Records with drawing code
* START *
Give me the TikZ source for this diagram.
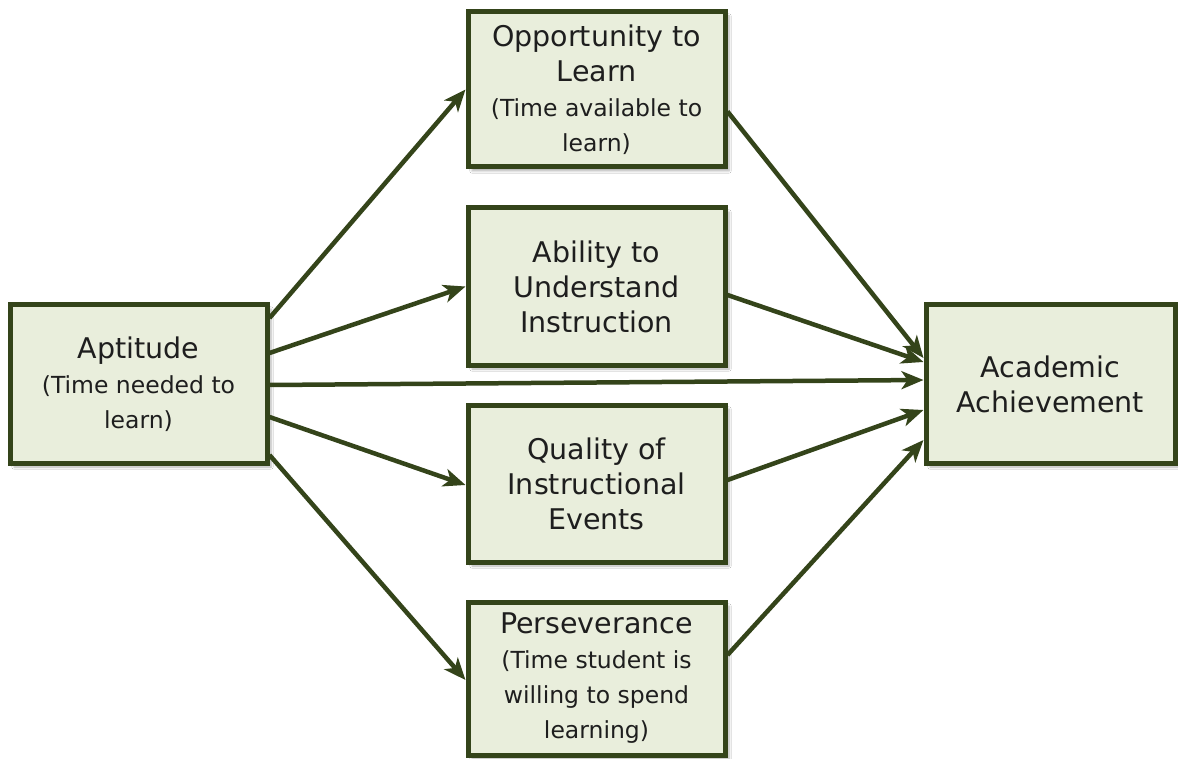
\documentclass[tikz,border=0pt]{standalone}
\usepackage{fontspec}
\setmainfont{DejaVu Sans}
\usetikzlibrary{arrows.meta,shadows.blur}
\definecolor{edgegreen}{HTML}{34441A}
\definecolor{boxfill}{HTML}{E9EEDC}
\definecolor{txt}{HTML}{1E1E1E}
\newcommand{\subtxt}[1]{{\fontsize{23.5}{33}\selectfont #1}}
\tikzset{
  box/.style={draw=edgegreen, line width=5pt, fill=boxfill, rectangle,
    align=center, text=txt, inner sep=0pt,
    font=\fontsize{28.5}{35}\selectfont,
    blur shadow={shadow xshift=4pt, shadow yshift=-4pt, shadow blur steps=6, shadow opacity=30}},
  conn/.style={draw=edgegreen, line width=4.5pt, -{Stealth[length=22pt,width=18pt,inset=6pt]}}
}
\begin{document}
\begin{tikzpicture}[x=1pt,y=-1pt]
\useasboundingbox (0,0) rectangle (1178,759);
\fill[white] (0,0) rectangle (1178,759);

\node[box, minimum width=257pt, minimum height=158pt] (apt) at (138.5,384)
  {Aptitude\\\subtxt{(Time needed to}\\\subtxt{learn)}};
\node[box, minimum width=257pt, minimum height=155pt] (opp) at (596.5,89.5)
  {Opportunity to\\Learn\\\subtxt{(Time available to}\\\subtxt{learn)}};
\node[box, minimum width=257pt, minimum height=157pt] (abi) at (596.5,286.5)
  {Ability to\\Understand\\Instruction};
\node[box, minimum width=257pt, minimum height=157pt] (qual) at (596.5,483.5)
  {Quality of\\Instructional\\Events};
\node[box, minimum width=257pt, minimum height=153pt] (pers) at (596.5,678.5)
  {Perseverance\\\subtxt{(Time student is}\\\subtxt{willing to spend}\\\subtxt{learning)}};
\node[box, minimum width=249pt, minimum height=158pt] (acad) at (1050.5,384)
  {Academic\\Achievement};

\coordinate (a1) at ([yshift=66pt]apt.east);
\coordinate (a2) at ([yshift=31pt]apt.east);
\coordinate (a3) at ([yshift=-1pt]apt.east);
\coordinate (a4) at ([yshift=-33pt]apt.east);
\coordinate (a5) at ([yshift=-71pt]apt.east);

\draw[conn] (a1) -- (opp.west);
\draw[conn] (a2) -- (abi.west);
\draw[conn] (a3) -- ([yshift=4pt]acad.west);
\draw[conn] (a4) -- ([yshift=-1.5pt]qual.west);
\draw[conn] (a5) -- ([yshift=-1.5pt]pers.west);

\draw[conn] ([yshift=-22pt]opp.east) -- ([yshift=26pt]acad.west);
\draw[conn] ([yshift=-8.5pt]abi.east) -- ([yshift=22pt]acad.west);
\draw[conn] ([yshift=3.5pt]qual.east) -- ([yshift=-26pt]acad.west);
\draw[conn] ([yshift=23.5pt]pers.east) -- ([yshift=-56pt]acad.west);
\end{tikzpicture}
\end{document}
* END *
* START *
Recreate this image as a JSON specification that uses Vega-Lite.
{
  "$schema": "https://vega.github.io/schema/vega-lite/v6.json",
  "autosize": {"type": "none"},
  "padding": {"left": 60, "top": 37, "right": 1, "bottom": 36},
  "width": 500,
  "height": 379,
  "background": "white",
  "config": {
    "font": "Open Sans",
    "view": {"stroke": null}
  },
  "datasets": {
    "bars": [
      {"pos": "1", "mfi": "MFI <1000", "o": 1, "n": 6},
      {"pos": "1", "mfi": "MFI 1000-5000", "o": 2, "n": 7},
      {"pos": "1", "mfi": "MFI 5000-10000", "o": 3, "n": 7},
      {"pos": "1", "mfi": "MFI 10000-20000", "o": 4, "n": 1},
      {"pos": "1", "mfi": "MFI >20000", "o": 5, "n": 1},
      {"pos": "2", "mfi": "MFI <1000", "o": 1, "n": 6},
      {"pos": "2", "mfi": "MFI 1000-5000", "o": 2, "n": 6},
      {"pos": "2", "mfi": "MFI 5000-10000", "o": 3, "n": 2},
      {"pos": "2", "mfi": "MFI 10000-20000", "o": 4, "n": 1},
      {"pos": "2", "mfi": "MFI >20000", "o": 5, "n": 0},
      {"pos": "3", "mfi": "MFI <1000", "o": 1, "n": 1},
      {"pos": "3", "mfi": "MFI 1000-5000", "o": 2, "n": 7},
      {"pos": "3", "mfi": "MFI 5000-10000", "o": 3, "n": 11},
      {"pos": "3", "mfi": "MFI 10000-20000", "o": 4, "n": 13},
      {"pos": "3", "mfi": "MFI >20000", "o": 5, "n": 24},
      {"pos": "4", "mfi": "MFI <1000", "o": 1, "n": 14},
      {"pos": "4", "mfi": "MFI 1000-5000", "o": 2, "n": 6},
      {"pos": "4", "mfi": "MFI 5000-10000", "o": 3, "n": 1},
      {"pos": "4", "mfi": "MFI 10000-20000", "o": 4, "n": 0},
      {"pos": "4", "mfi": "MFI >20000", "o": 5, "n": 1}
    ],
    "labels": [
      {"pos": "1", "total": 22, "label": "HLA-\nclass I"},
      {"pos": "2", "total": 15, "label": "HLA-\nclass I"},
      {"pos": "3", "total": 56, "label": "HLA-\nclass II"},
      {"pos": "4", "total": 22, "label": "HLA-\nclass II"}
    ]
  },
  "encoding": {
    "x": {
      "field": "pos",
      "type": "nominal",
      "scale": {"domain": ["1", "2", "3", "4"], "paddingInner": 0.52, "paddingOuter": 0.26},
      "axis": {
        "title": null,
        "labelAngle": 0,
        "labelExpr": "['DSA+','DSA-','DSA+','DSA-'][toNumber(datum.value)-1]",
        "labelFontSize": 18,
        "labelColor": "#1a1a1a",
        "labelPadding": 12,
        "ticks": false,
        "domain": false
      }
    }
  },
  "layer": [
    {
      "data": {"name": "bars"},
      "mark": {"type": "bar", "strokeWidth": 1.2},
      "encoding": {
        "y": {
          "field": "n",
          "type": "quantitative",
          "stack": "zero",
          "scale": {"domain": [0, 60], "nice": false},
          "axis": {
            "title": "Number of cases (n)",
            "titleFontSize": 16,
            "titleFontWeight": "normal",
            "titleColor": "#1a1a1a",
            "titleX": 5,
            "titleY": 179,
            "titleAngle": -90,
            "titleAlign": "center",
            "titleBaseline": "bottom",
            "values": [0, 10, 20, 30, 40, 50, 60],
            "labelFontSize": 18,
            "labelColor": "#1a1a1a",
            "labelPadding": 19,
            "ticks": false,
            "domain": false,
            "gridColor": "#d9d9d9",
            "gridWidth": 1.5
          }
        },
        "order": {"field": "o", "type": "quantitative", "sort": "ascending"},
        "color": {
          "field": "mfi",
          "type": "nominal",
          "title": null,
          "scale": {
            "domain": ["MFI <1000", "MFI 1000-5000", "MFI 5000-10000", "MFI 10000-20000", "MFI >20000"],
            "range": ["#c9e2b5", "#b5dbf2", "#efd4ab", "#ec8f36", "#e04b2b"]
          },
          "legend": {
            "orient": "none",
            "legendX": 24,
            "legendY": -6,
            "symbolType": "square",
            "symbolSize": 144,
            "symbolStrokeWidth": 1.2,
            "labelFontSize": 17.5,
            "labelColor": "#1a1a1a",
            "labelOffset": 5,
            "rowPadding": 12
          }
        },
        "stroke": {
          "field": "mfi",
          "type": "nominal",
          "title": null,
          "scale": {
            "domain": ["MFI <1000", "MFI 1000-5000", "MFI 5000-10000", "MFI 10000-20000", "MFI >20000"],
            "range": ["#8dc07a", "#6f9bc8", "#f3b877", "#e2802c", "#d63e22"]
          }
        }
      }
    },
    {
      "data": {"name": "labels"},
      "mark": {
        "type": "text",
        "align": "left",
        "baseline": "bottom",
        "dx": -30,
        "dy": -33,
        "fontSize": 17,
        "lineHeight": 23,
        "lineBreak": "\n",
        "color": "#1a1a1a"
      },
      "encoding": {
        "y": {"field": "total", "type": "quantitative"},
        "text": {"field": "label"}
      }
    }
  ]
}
* END *
* START *
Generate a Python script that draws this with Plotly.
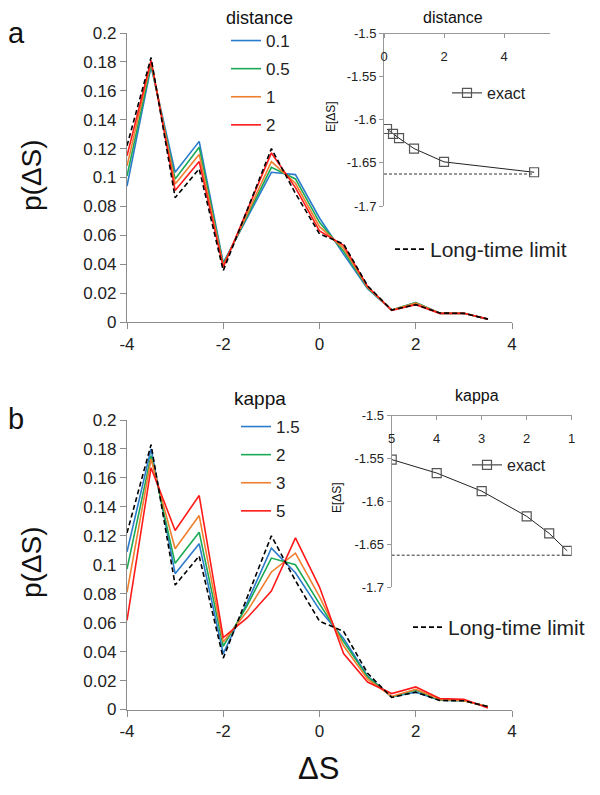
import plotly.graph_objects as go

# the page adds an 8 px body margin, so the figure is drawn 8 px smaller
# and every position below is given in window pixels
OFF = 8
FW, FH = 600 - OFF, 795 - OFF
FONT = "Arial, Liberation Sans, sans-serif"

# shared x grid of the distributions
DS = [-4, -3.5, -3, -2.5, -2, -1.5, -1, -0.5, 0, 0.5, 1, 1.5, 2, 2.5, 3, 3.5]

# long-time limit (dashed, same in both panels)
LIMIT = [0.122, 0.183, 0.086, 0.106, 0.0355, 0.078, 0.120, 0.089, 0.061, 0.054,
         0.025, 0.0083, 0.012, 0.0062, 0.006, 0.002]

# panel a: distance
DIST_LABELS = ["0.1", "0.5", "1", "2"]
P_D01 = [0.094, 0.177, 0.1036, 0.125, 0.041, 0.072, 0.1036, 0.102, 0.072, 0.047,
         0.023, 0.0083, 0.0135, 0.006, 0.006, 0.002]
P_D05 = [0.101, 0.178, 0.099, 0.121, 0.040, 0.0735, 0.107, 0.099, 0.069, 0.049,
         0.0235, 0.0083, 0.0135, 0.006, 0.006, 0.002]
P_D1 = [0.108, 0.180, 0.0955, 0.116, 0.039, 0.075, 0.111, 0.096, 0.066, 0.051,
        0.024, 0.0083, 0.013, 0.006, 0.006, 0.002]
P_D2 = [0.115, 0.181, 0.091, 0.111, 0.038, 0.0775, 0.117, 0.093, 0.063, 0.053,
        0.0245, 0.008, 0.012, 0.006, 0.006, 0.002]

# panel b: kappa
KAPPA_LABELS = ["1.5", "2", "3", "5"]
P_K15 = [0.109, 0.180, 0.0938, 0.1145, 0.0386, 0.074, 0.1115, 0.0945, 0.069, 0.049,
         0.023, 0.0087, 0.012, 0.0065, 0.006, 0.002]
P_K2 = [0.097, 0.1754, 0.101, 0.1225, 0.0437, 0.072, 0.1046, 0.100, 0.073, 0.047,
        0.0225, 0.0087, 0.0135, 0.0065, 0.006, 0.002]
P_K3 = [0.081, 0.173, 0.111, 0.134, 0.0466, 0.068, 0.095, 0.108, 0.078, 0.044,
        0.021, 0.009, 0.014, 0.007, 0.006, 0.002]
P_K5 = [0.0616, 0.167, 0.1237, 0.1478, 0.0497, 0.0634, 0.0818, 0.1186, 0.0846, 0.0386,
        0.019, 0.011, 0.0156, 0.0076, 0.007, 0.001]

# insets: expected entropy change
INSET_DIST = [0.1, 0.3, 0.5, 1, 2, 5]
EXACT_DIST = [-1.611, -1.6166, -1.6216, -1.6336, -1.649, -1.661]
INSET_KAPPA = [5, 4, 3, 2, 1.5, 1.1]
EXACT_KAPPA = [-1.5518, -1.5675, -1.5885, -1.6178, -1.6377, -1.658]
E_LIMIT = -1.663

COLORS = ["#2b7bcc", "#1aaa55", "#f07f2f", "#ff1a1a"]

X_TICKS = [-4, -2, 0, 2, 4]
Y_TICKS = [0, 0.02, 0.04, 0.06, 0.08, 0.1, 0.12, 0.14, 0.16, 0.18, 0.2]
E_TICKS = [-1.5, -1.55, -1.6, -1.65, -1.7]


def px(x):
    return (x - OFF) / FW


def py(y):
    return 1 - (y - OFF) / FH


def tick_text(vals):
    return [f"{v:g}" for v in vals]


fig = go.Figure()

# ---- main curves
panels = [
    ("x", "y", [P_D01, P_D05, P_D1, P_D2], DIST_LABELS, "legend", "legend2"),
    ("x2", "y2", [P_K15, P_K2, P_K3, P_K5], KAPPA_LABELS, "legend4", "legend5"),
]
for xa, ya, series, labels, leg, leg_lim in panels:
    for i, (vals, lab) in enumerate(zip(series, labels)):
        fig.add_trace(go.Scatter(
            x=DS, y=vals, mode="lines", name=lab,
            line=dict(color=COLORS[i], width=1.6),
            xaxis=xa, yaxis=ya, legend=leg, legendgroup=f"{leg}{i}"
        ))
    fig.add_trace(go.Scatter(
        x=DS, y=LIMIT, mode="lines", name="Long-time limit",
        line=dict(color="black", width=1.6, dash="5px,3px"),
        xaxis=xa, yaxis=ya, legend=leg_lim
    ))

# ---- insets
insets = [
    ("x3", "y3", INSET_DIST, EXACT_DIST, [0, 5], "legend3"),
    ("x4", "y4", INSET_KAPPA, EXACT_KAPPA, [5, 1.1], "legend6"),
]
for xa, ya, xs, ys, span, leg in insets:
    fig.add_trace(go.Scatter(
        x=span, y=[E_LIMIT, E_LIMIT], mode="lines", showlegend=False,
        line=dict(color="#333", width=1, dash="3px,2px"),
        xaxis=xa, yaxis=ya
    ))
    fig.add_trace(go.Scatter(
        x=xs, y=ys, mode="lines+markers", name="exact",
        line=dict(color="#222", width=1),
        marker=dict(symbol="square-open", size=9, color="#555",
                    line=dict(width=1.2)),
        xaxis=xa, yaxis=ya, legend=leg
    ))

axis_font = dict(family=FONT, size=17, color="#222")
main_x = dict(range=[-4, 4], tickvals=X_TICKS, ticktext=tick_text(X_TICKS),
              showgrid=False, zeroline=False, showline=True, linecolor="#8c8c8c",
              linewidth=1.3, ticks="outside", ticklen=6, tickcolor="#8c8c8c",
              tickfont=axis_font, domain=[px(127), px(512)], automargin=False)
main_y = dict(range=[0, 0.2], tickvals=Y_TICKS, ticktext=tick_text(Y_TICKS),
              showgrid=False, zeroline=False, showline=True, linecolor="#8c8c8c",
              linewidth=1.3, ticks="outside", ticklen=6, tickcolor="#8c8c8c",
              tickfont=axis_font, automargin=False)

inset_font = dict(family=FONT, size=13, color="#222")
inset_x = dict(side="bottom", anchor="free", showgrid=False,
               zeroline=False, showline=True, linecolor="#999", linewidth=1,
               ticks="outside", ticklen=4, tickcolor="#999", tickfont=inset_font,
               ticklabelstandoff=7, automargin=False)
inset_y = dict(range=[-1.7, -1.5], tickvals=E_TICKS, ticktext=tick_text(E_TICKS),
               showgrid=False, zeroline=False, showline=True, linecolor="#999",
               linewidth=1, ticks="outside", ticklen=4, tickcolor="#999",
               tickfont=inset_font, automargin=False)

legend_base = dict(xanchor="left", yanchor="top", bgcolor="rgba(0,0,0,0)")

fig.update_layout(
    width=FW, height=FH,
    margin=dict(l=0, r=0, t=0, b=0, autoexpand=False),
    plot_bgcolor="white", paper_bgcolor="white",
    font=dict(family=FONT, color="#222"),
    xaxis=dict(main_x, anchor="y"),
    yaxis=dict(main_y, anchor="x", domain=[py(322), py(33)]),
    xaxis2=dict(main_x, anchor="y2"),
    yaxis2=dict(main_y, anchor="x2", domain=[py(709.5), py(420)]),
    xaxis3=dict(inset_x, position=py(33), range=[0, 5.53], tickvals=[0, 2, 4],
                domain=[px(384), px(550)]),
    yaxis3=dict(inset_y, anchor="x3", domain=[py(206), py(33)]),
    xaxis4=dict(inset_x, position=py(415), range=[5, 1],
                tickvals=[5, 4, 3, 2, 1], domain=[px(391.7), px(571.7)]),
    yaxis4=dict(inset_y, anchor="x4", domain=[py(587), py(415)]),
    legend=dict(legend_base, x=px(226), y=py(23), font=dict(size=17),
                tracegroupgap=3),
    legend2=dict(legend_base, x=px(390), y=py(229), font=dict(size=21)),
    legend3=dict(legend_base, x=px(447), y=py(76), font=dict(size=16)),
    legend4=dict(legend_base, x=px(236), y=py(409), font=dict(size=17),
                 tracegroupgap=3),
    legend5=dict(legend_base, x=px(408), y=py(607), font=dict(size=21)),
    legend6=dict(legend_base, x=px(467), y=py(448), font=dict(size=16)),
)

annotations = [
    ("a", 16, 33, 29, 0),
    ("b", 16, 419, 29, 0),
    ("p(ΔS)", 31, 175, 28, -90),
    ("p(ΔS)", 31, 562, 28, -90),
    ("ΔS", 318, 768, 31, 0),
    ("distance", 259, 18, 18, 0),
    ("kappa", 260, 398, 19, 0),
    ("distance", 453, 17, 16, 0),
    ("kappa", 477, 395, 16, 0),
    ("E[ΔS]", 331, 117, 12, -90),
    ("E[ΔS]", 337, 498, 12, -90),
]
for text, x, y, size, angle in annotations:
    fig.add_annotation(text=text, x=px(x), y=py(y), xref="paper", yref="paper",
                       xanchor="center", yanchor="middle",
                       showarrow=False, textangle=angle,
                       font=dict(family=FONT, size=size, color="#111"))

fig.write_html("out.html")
* END *
Among the entries, how many lines include the word "that"? Answer with a single number and nothing further.

2